Of time and place and impermanence and temporality. Wisps of wind across this place (and across my face): persistent gentle touch. Photographs of the summer breeze, undiluted transient quintessence; here and then gone, natural breath haunting the landscape all along. 

 

Fixing Air is a photographic examination of time, light, place and impermanence in the landscape orchestrated as a photographic event and performance that lasted 24 hours atop a river bend in the Sierra Nevada Mountain Range. Interested in the recording and photographing of the wind over the course of the day, a collection of pinhole cameras in the shape of birdhouses were installed simultaneously within one tree and were allowed to expose from sunrise to sunset. The cameras each produced a unique paper negative resulting in the effect of their individual experience within the landscape. 

 

Further examining the experience of the camera installation, the activated tree was photographed throughout the day’s installation using long expired Polaroid Time Zero film.
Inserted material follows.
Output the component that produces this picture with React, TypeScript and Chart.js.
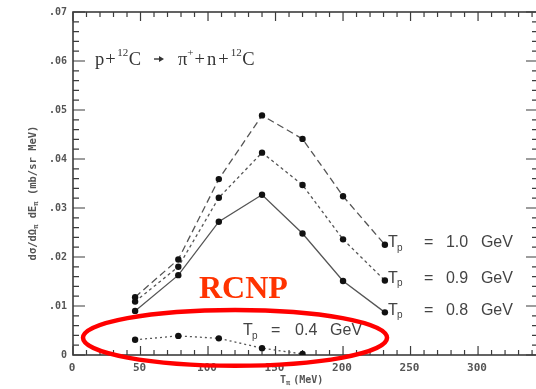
import { useEffect, useRef } from "react";
import { Chart, registerables } from "chart.js";
Chart.register(...registerables);

// Pion kinetic energy (MeV) of the measured points
const energies = [46, 78, 108, 140, 170, 200, 231];
// Cross sections (mb/sr MeV) for each proton beam energy
const tp10 = [0.0118, 0.0195, 0.0359, 0.0489, 0.0441, 0.0324, 0.0225];
const tp09 = [0.0109, 0.018, 0.0321, 0.0413, 0.0347, 0.0236, 0.0152];
const tp08 = [0.009, 0.0163, 0.0272, 0.0327, 0.0248, 0.0151, 0.0087];
const tp04 = [0.0031, 0.0039, 0.0034, 0.0014, 0.0002];
const seriesNames = ["1.0", "0.9", "0.8", "0.4"];
const xTickValues = [0, 50, 100, 150, 200, 250, 300];
const xTickLabels = ["0", "50", "100", "150", "200", "250", "300"];
const yTickValues = [0, 0.01, 0.02, 0.03, 0.04, 0.05, 0.06, 0.07];
const yTickLabels = ["0", ".01", ".02", ".03", ".04", ".05", ".06", ".07"];

const INK = "#444";

function drawTpLabel(
  ctx: CanvasRenderingContext2D,
  x: number,
  y: number,
  val: string,
  off: number[]
) {
  ctx.fillStyle = INK;
  ctx.textBaseline = "middle";
  ctx.textAlign = "left";
  ctx.font = '16px "Liberation Sans"';
  ctx.fillText("T", x, y);
  ctx.font = '10px "Liberation Sans"';
  ctx.fillText("p", x + off[0], y + 5);
  ctx.font = '16px "Liberation Sans"';
  ctx.fillText("=", x + off[1], y);
  ctx.fillText(val, x + off[2], y);
  ctx.fillText("GeV", x + off[3], y);
}

const decorPlugin = {
  id: "decor",
  beforeDatasetsDraw(chart: any) {
    const { ctx, chartArea, scales } = chart;
    const { left, right, top, bottom } = chartArea;
    const xs = scales.x;
    const ys = scales.y;
    ctx.save();
    ctx.strokeStyle = "#3c3c3c";
    ctx.lineWidth = 1.6;
    ctx.strokeRect(left, top, right - left, bottom - top);
    ctx.lineWidth = 1.2;
    ctx.beginPath();
    for (let v = 0; v <= xs.max; v += 10) {
      const px = xs.getPixelForValue(v);
      const len = v % 50 === 0 ? 9 : 5;
      ctx.moveTo(px, bottom);
      ctx.lineTo(px, bottom - len);
      ctx.moveTo(px, top);
      ctx.lineTo(px, top + len);
    }
    for (let i = 0; i <= 35; i++) {
      const py = ys.getPixelForValue(i * 0.002);
      const len = i % 5 === 0 ? 12 : 6;
      ctx.moveTo(left, py);
      ctx.lineTo(left + len, py);
      ctx.moveTo(right, py);
      ctx.lineTo(right - len, py);
    }
    ctx.stroke();

    // tick labels
    ctx.fillStyle = "#555";
    ctx.font = 'bold 10px "DejaVu Sans Mono"';
    ctx.textAlign = "right";
    ctx.textBaseline = "middle";
    yTickValues.forEach((v, i) => {
      ctx.fillText(yTickLabels[i], left - 6, ys.getPixelForValue(v));
    });
    ctx.font = 'bold 11px "DejaVu Sans Mono"';
    ctx.textAlign = "center";
    xTickValues.forEach((v, i) => {
      ctx.fillText(xTickLabels[i], xs.getPixelForValue(v) - 1, bottom + 13);
    });

    // x title
    ctx.font = 'bold 10px "DejaVu Sans Mono"';
    ctx.textAlign = "left";
    let tx = 280;
    const ty = 380;
    ctx.fillText("T", tx, ty);
    tx += ctx.measureText("T").width;
    ctx.font = 'bold 7px "DejaVu Sans Mono"';
    ctx.fillText("π", tx, ty + 3);
    tx += ctx.measureText("π").width + 3;
    ctx.font = 'bold 10px "DejaVu Sans Mono"';
    ctx.fillText("(MeV)", tx, ty);

    // y title
    ctx.save();
    ctx.translate(33, 193);
    ctx.rotate(-Math.PI / 2);
    const parts: [string, boolean][] = [
      ["dσ/dΩ", false],
      ["π", true],
      [" dE", false],
      ["π", true],
      [" (mb/sr MeV)", false],
    ];
    const big = 'bold 10.5px "DejaVu Sans Mono"';
    const small = 'bold 7px "DejaVu Sans Mono"';
    let total = 0;
    parts.forEach(([t, sub]) => {
      ctx.font = sub ? small : big;
      total += ctx.measureText(t).width;
    });
    let px = -total / 2;
    ctx.textAlign = "left";
    parts.forEach(([t, sub]) => {
      ctx.font = sub ? small : big;
      ctx.fillText(t, px, sub ? 3 : 0);
      px += ctx.measureText(t).width;
    });
    ctx.restore();
    ctx.restore();
  },
  afterDraw(chart: any) {
    const { ctx, scales } = chart;
    const xs = scales.x;
    const ys = scales.y;
    ctx.save();

    // reaction formula, drawn piece by piece
    ctx.fillStyle = "#333";
    ctx.strokeStyle = "#333";
    ctx.textBaseline = "alphabetic";
    ctx.textAlign = "left";
    const fBig = '18.5px "Liberation Serif"';
    const fSup = '11px "Liberation Serif"';
    // [text, superscript, gap after]
    const pieces: [string, boolean, number][] = [
      ["p", false, 1],
      ["+", false, 1.5],
      ["12", true, 0.5],
      ["C", false, 13],
      ["→", false, 14],
      ["π", false, 0],
      ["+", true, 1],
      ["+", false, 2],
      ["n", false, 2],
      ["+", false, 2],
      ["12", true, 0.5],
      ["C", false, 0],
    ];
    let fx = 95;
    const base = 65;
    pieces.forEach(([t, sup, gap]) => {
      if (t === "→") {
        ctx.lineWidth = 1.4;
        ctx.beginPath();
        ctx.moveTo(fx, base - 6);
        ctx.lineTo(fx + 8, base - 6);
        ctx.stroke();
        ctx.beginPath();
        ctx.moveTo(fx + 10, base - 6);
        ctx.lineTo(fx + 5, base - 9);
        ctx.lineTo(fx + 5, base - 3);
        ctx.closePath();
        ctx.fill();
        fx += 10 + gap;
        return;
      }
      ctx.font = sup ? fSup : fBig;
      ctx.fillText(t, fx, sup ? base - 9 : base);
      fx += ctx.measureText(t).width + gap;
    });

    // series labels next to last points
    const lastIdx = energies.length - 1;
    [tp10, tp09, tp08].forEach((arr, k) => {
      const px = xs.getPixelForValue(energies[lastIdx]);
      const py = ys.getPixelForValue(arr[lastIdx]);
      drawTpLabel(ctx, px + 3, py - 2, seriesNames[k], [9, 36, 58, 93]);
    });
    drawTpLabel(
      ctx,
      xs.getPixelForValue(126),
      ys.getPixelForValue(0.0049),
      seriesNames[3],
      [9, 28, 52, 87]
    );

    // RCNP
    ctx.fillStyle = "#ff3300";
    ctx.font = 'bold 32px "Liberation Serif"';
    ctx.textBaseline = "alphabetic";
    ctx.fillText("RCNP", 199, 298);

    // red ellipse
    const cx = xs.getPixelForValue(120);
    const cy = ys.getPixelForValue(0.0035);
    const rx = xs.getPixelForValue(120 + 112.6) - cx;
    const ry = cy - ys.getPixelForValue(0.0035 + 0.0057);
    ctx.strokeStyle = "#ff0000";
    ctx.lineWidth = 4.5;
    ctx.beginPath();
    ctx.ellipse(cx, cy, rx, ry, 0, 0, Math.PI * 2);
    ctx.stroke();
    ctx.restore();
  },
};

export default function App() {
  const ref = useRef<HTMLCanvasElement>(null);
  useEffect(() => {
    document.body.style.margin = "0";
    document.body.style.overflow = "hidden";
    const canvas = ref.current!;
    const mk = (arr: number[]) => arr.map((y, i) => ({ x: energies[i], y }));
    const base = {
      borderColor: "#555",
      borderWidth: 1.3,
      pointRadius: 3.2,
      pointBackgroundColor: "#111",
      pointBorderWidth: 0,
      fill: false,
      tension: 0,
    };
    const chart = new Chart(canvas, {
      type: "line",
      data: {
        datasets: [
          { ...base, label: seriesNames[0], data: mk(tp10), borderDash: [7, 4] },
          { ...base, label: seriesNames[1], data: mk(tp09), borderDash: [3, 3] },
          { ...base, label: seriesNames[2], data: mk(tp08), borderDash: [] },
          { ...base, label: seriesNames[3], data: mk(tp04), borderDash: [2, 3] },
        ],
      },
      options: {
        animation: false,
        responsive: false,
        devicePixelRatio: 1,
        layout: { padding: { left: 73, top: 12, right: 10, bottom: 34 } },
        scales: {
          x: { type: "linear", min: 0, max: 344.4, display: false },
          y: { type: "linear", min: 0, max: 0.07, display: false },
        },
        plugins: { legend: { display: false }, tooltip: { enabled: false } },
      },
      plugins: [decorPlugin],
    });
    return () => chart.destroy();
  }, []);
  return (
    <div
      style={{
        position: "fixed",
        left: 0,
        top: 0,
        width: 536,
        height: 389,
        overflow: "hidden",
        background: "#fff",
      }}
    >
      <canvas ref={ref} width={548} height={389} style={{ display: "block" }} />
    </div>
  );
}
The Polaroid photographs produced are an illustration of both the transition of light over time and the degrading of Polaroid medium within the landscape. Looking east to the source of weather and winds, a collection of panoramic Polaroids were used to document changes throughout the day, as well as video recording the subtleties of time and light transitioning over the landscape. 

 

 

“Everything whirling and flowing, allowing no rest but in rhythmical motion, chasing everything in endless song out of one beautiful form into another.”